Writing for Time, Alex Perry offered a gloomy assessment of southern Sudan’s readiness for independence:
How can southern Sudan become an independent nation when it possesses so little of what defines one? Many aid workers and development experts in Juba doubt it can. They have coined a new term to describe its unique status: pre-failed state. In public, the international community tries to be more upbeat. But optimism is hard with so little time to prepare for separation. Southerners are expected overwhelmingly to choose to split Africa’s largest country at a referendum on independence next Jan. 9, and David Gressly, the U.N.’s regional coordinator for southern Sudan, admits, “There is a lot of discussion about whether southern Sudan will be ready for secession.” Asked whether South Sudan is sufficiently prepared to go it alone, former U.S. President Jimmy Carter, whose Carter Center promotes health and democracy in Sudan, replies simply: “No.”
Any premature birth presents complications. For southern Sudan, they could be particularly severe. Sudan is already one of the least stable countries on earth. This is where Osama bin Laden lived for five years in the 1990s; where the government has waged, in Darfur, what the Bush Administration called genocide; where the President, Omar al-Bashir, is the first head of state to be indicted by the International Criminal Court; and where 2 million people died in two civil wars between the south and the northern government in 1955-72 and between 1983 and 2005, conflicts that left the entire country awash with guns.
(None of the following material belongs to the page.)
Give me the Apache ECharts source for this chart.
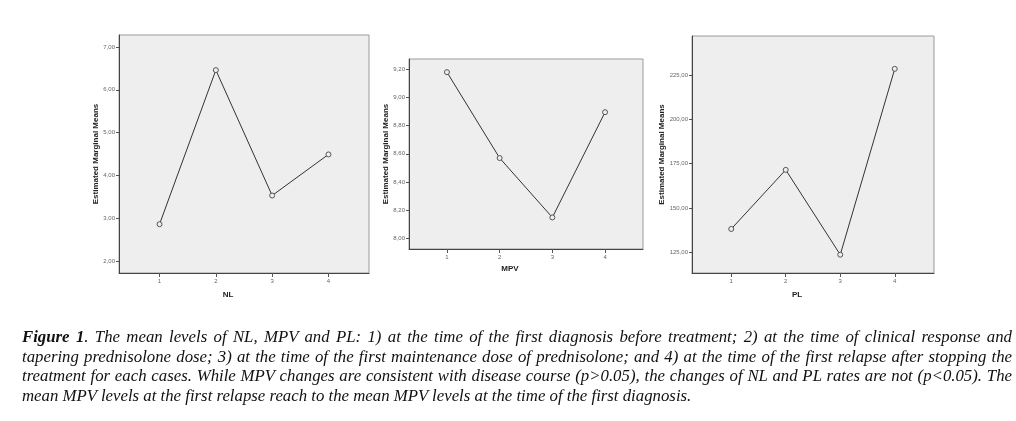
<!DOCTYPE html>
<html>
<head>
<meta charset="utf-8">
<script src="https://cdn.jsdelivr.net/npm/echarts@6/dist/echarts.min.js"></script>
<style>
  html, body { margin: 0; padding: 0; background: #fff; }
  #wrap { position: relative; width: 1016px; height: 421px; overflow: hidden; }
  #chart { position: absolute; left: 0; top: 0; width: 1016px; height: 421px; }
  #caption {
    position: absolute; left: 22px; top: 327px; width: 990px;
    font-family: "Liberation Serif", "DejaVu Serif", serif; font-style: italic;
    font-size: 16.8px; line-height: 19.7px; color: #111;
  }
  #caption .ln { white-space: nowrap; text-align: justify; text-align-last: justify; }
  #caption .last { white-space: nowrap; text-align: left; text-align-last: left; }
  #caption b { font-weight: bold; }
</style>
</head>
<body>
<div id="wrap">
  <div id="chart"></div>
  <div id="caption">
    <div class="ln"><b>Figure 1</b>. The mean levels of NL, MPV and PL: 1) at the time of the first diagnosis before treatment; 2) at the time of clinical response and</div>
    <div class="ln">tapering prednisolone dose; 3) at the time of the first maintenance dose of prednisolone; and 4) at the time of the first relapse after stopping the</div>
    <div class="ln">treatment for each cases. While MPV changes are consistent with disease course (p&gt;0.05), the changes of NL and PL rates are not (p&lt;0.05). The</div>
    <div class="last">mean MPV levels at the first relapse reach to the mean MPV levels at the time of the first diagnosis.</div>
  </div>
</div>
<script>
// ---- data ----
const categories = [1, 2, 3, 4];
const nlValues  = [2.86, 6.46, 3.53, 4.49];
const mpvValues = [9.177, 8.57, 8.15, 8.894];
const plValues  = [138.2, 171.5, 123.7, 228.4];
const nlTicks  = [2, 3, 4, 5, 6, 7];
const mpvTicks = [8.0, 8.2, 8.4, 8.6, 8.8, 9.0, 9.2];
const plTicks  = [125, 150, 175, 200, 225];
const panelNames = ['NL', 'MPV', 'PL'];
const yTitle = 'Estimated Marginal Means';

// ---- layout ----
const grids = [
  { left: 119, top: 35, width: 250, height: 238 },
  { left: 409, top: 59, width: 234, height: 190 },
  { left: 692, top: 36, width: 242, height: 237 }
];
const yRanges = [[1.72, 7.28], [7.927, 9.27], [113.4, 246.9]];
const yGaps = [18, 16, 24];
const xGaps = [18, 16, 18];
const tickSets = [nlTicks, mpvTicks, plTicks];
const valueSets = [nlValues, mpvValues, plValues];

const fmt = v => Number(v).toFixed(2).replace('.', ',');
const font = '"Liberation Sans", Arial, sans-serif';

const option = {
  animation: false,
  backgroundColor: 'transparent',
  grid: grids.map(g => Object.assign({
    show: true, backgroundColor: '#EEEEEE', borderColor: '#9a9a9a', borderWidth: 1,
    containLabel: false
  }, g)),
  xAxis: grids.map((g, i) => ({
    type: 'value', gridIndex: i, min: 0.28, max: 4.72,
    splitLine: { show: false },
    axisLine: { onZero: false, lineStyle: { color: '#444', width: 1 } },
    axisTick: { customValues: categories, length: 4, lineStyle: { color: '#555' } },
    axisLabel: { customValues: categories, margin: 5, fontSize: 6, color: '#666', fontFamily: font },
    name: panelNames[i], nameLocation: 'middle', nameGap: xGaps[i],
    nameTextStyle: { fontSize: 8, fontWeight: 'bold', color: '#222', fontFamily: font, padding: [0, 32, 0, 0] }
  })),
  yAxis: grids.map((g, i) => ({
    type: 'value', gridIndex: i, min: yRanges[i][0], max: yRanges[i][1],
    splitLine: { show: false },
    axisLine: { show: true, onZero: false, lineStyle: { color: '#444', width: 1 } },
    axisTick: { show: true, customValues: tickSets[i], length: 3, lineStyle: { color: '#555' } },
    axisLabel: { customValues: tickSets[i], margin: 4, fontSize: 6, color: '#666', fontFamily: font, formatter: fmt },
    name: yTitle, nameLocation: 'middle', nameGap: yGaps[i], nameRotate: 90,
    nameTextStyle: { fontSize: 8, fontWeight: 'bold', color: '#222', fontFamily: font }
  })),
  series: valueSets.map((vals, i) => ({
    type: 'line', xAxisIndex: i, yAxisIndex: i,
    data: categories.map((c, k) => [c, vals[k]]),
    symbol: 'circle', symbolSize: 5,
    lineStyle: { color: '#333', width: 1 },
    itemStyle: { color: '#EEEEEE', borderColor: '#555', borderWidth: 1 }
  }))
};

const chart = echarts.init(document.getElementById('chart'), null, { renderer: 'canvas' });
chart.setOption(option);
</script>
</body>
</html>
A new country born into that environment, which, say, did not have clearly defined borders, or had weak institutions, or was split internally, could spell disaster. “It could recreate the conditions for civil war,” says Gressly. Major General Scott Gration, U.S. special envoy to Sudan, describes his task as ensuring “civil divorce, not civil war,” and warns, “This place could go down in flames tomorrow. The probability of failure is great.”